Philip Collier

Take Me Back: The New York Years 1975 – 1980

April 30th – July 30th, 2024



The faces and scenes in Philip Collier’s “The New York Years 1975 – 1980” capture a period of time in American iconography that is both familiar yet distant. It is no secret that there is an everlasting infatuation with New York City, and in particular, there is a mutual obsession that transcends generations of reminiscing on what it was like to live at a time when everyone tells you that, “you just had to be there”.


Luckily, Philip Collier’s work allows us to travel back in time and fantasize about daily life in the post-counterculture landscape of New York City. Collier’s imagery is evocative, witty, and timeless – much like how we collectively perceive New York of the 1970’s today. Collier’s man-on-the-street style of point-and-shoot photography is ahead of its time and on full display in this exhibition. During these years, the city was pulsating with a sense of urgency, youth, and camaraderie. Through this collection of photographs, Collier captures the intoxicating sense of laissez-faire that is synonymous with 1970’s.


“The New York Years 1975 – 1980” shares a story of New York City’s identity that both inspires older generations to reflect and younger ones to build castles in the air. There is an undeniable cultural and stylistic prowess to this era, and Collier’s sense of taste and skill is equally impressive at memorializing it. Thanks to this collection of archival imagery shot by Collier in his early twenties, we are able to look through a window into the past and feel the essence of his memories that are teeming with excitement, freedom, and optimism. Collier’s camera immortalized a classic period of American culture and reminds us all of what it means to be a New Yorker.


Artist Statement


I consider my body of work to be proof of our existence; they are slices of my life, tiny moments. Each individual image is an experience I lived and thought to be worthy of capture, full of beauty, strife, angst, and magnificence. I am hoping that one day in the future, that moment will be relived, over and over again. Taken so that future generations could have this window back in time, to savor the moments of the past.


From being a part of the political rallies that I attended and meeting the people that I befriended along the way as a young man. To seeing the astonishing mountain scenes and the splendor of the Mediterranean seaside that I have come to call my home in these later years of my life, I have realized that it is not about my life, but about the past. It is the past, that sense of yesterday, and dissipating memory that grows lost as we collectively step forward into a new tomorrow.

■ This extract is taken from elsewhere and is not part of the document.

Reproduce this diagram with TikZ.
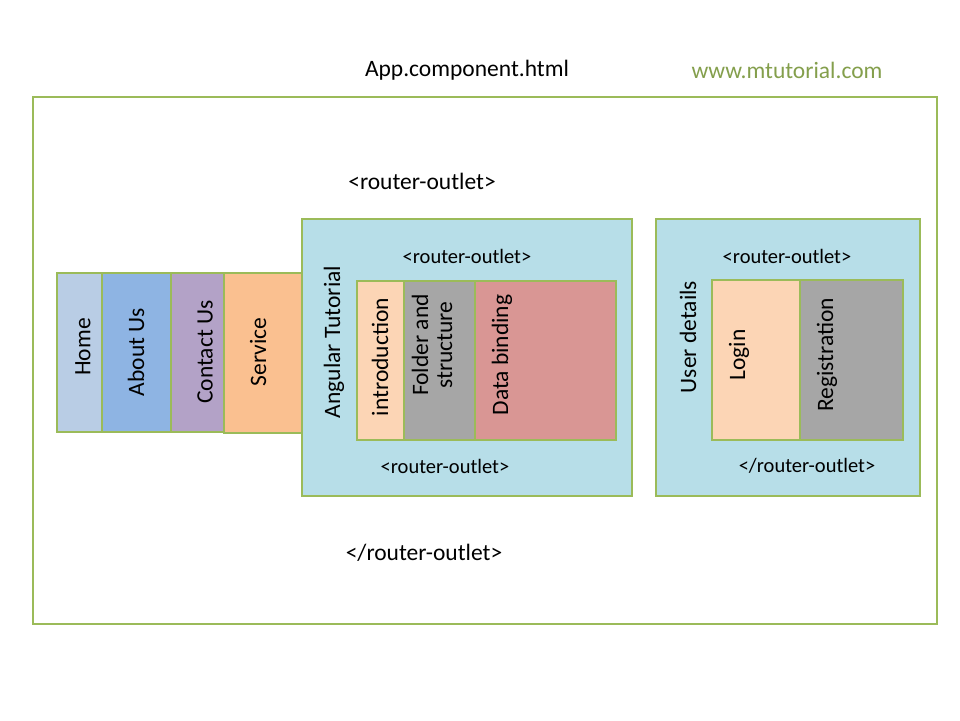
\documentclass[tikz,border=0pt]{standalone}
\usepackage{fontspec}
\setmainfont{Carlito}
\begin{document}
\begin{tikzpicture}[x=1pt,y=-1pt,
  bx/.style={draw=gr,line width=2.4pt},
  lb/.style={font=\fontsize{23.5}{24}\selectfont,inner sep=0pt},
  sl/.style={font=\fontsize{20.5}{22}\selectfont,inner sep=0pt},
  rl/.style={lb,rotate=90,align=center}]
\definecolor{gr}{HTML}{9BBB59}
\useasboundingbox (0,0) rectangle (960,720);
\fill[white] (0,0) rectangle (960,720);
\draw[bx,fill=white] (33,97) rectangle (937,624);
\node[lb] (t1) at (467,70) {App.component.html};
\node[lb,text=gr!85!black] (t2) at (787,70) {www.mtutorial.com};
\node[lb] (t3) at (422,181) {<router-outlet>};
\node[lb] (t4) at (424,553) {</router-outlet>};
\draw[bx,fill={rgb,255:red,185;green,205;blue,229}] (57,273) rectangle (102,432);
\draw[bx,fill={rgb,255:red,142;green,180;blue,227}] (102,273) rectangle (171,432);
\draw[bx,fill={rgb,255:red,179;green,162;blue,199}] (171,273) rectangle (224,432);
\draw[bx,fill={rgb,255:red,250;green,192;blue,144}] (224,273) rectangle (302,433);
\node[rl] (home) at (83,347) {Home};
\node[rl] (about) at (136,352) {About Us};
\node[rl] (contact) at (205,352) {Contact Us};
\node[rl] (service) at (258,352) {Service};
\draw[bx,fill={rgb,255:red,183;green,222;blue,232}] (302,219) rectangle (632,496);
\draw[bx,fill={rgb,255:red,252;green,213;blue,181}] (357,281) rectangle (404,440);
\draw[bx,fill={rgb,255:red,166;green,166;blue,166}] (404,281) rectangle (475,440);
\draw[bx,fill={rgb,255:red,217;green,150;blue,148}] (475,281) rectangle (616,440);
\node[rl] (ang) at (334,342) {Angular Tutorial};
\node[rl] (intro) at (380,357) {introduction};
\node[rl] (folder) at (432,345) {Folder and\\structure};
\node[rl] (data) at (502,355) {Data binding};
\node[sl] (r1) at (467,256) {<router-outlet>};
\node[sl] (r2) at (445,466) {<router-outlet>};
\draw[bx,fill={rgb,255:red,183;green,222;blue,232}] (656,219) rectangle (920,496);
\draw[bx,fill={rgb,255:red,252;green,213;blue,181}] (712,280) rectangle (800,440);
\draw[bx,fill={rgb,255:red,166;green,166;blue,166}] (800,280) rectangle (903,440);
\node[rl] (user) at (688,337) {User details};
\node[rl] (login) at (739,355) {Login};
\node[rl] (reg) at (827,355) {Registration};
\node[sl] (r3) at (787,256) {<router-outlet>};
\node[sl] (r4) at (807,466) {</router-outlet>};
\end{tikzpicture}
\end{document}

Time is a turning wheel. It is the flow of a river and it never changes direction. It is certainly a shifting landscape that we live in and as the years roll by, the changes in the world become more evident to the ones who have lived longer. We realize that most of it is now out of our control. These photographs were taken, so you won’t forget where we came from and to record the fleeting instances that will never be again. Those moments in time, that if not for my photographs, may have totally gone unnoticed or forgotten. I eternalized that moment.

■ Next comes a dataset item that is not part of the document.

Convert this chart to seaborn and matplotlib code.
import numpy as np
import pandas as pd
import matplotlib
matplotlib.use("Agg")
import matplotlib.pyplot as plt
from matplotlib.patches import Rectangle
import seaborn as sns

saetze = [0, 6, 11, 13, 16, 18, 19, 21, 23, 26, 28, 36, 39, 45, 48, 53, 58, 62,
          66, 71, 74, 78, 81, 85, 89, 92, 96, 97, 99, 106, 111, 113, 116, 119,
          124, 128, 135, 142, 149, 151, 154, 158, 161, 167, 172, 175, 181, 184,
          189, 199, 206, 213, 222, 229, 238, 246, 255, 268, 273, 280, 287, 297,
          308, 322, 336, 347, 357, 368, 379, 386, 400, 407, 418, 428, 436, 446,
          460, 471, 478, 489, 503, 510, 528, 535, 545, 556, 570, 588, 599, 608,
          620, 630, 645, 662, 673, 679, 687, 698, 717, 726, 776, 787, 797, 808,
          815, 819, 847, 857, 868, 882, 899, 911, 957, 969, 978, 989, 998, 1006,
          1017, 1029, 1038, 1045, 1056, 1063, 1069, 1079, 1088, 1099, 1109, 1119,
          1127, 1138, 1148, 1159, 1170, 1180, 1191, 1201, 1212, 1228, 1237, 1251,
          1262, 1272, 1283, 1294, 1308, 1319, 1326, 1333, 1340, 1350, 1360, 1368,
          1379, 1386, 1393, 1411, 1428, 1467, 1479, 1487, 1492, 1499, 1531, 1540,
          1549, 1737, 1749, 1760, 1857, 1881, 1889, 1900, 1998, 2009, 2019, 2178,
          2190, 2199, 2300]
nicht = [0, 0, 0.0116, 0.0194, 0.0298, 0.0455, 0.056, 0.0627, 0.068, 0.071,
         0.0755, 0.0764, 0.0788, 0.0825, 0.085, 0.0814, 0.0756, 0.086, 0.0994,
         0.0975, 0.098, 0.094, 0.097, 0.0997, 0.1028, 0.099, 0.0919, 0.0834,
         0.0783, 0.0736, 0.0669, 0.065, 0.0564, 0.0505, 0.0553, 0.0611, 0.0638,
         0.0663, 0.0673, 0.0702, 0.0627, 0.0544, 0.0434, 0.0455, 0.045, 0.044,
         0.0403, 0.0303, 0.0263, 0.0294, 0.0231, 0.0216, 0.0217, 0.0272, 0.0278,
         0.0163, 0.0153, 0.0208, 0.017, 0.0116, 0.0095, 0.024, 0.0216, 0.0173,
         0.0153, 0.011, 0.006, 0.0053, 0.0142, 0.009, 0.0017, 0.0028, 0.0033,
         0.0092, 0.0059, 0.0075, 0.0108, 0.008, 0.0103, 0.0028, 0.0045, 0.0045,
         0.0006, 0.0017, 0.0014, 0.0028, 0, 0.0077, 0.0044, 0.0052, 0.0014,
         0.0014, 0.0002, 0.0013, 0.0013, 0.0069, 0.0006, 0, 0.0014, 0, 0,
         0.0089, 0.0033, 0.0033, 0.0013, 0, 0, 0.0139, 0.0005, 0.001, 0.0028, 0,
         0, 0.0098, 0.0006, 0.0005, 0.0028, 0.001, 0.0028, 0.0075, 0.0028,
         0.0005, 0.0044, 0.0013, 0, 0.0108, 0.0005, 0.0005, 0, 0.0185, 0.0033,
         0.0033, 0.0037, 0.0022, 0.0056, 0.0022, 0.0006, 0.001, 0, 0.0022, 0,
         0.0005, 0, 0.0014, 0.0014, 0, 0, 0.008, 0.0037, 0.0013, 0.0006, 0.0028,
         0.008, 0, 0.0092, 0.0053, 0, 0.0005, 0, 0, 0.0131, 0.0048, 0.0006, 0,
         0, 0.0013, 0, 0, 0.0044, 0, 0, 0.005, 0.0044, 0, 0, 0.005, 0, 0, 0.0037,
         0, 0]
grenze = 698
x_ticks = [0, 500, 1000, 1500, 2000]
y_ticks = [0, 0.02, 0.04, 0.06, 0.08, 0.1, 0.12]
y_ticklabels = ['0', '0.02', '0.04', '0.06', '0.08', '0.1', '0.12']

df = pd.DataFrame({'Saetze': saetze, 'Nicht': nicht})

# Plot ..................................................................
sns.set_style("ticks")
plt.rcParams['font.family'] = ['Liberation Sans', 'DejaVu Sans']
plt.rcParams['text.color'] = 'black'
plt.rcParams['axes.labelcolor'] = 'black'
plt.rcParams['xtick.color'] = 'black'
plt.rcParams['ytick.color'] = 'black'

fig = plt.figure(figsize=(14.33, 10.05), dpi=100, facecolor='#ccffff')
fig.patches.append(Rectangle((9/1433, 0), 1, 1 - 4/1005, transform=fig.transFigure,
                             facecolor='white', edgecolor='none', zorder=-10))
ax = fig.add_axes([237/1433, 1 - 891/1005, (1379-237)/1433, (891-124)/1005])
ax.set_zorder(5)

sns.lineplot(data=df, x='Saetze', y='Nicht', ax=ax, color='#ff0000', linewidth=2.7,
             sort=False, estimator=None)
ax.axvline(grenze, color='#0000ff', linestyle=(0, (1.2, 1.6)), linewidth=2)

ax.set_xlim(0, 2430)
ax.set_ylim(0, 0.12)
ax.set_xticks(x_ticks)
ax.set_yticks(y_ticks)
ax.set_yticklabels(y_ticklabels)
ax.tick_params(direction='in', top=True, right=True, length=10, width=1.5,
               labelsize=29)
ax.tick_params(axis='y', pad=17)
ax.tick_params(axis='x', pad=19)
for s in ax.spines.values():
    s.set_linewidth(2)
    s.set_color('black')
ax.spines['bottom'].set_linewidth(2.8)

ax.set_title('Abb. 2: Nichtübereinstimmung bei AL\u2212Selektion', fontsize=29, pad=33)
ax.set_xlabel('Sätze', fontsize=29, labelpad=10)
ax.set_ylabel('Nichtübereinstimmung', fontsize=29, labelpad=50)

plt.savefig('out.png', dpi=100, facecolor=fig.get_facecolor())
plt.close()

Philip Collier was born in Boston, Massachusetts. He is a Graduate of the New England School of Photography where he studied documentary photography. Influenced by the works of W. Eugene Smith, August Sander, Dorothea Lange, Henri Cartier-Bresson, Robert Frank, Diane Arbus and many others — he took to the streets.


He started in the streets of Boston recording the local fire departments, Feast of San Gennaro in Little Italy, The Bicentennial Celebration in Concord, Massachusetts and The Abortion Rights Demonstration in The Boston Commons.

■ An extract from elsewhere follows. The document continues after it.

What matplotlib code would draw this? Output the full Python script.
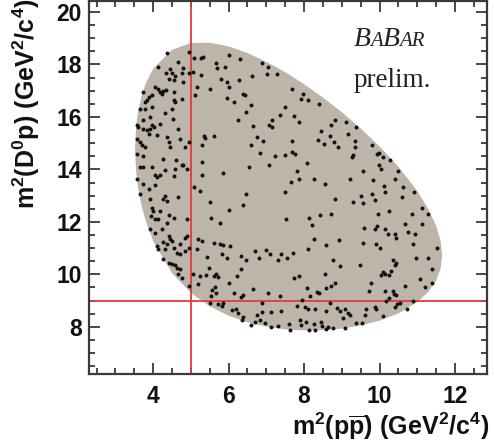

In 1975, he moved to NYC where he photographed for the 1980 Democratic Convention , 1984 Summer Olympic Committee, The feast of St. Anthony’s, The Macy’s Day Parade, and various other street and political events.


In 1980 he moved to Newport Beach, California where he started taking sea and landscapes. In 1981, he moved back to Boston where he went to Wentworth Institute of Technology and spent the next 25 years in electronic engineering.


He moved to Denver in 1994 and spent 20 years there until he retired in 2014 and moved to Grenoble, France where he rekindled his passion for photography and lives today.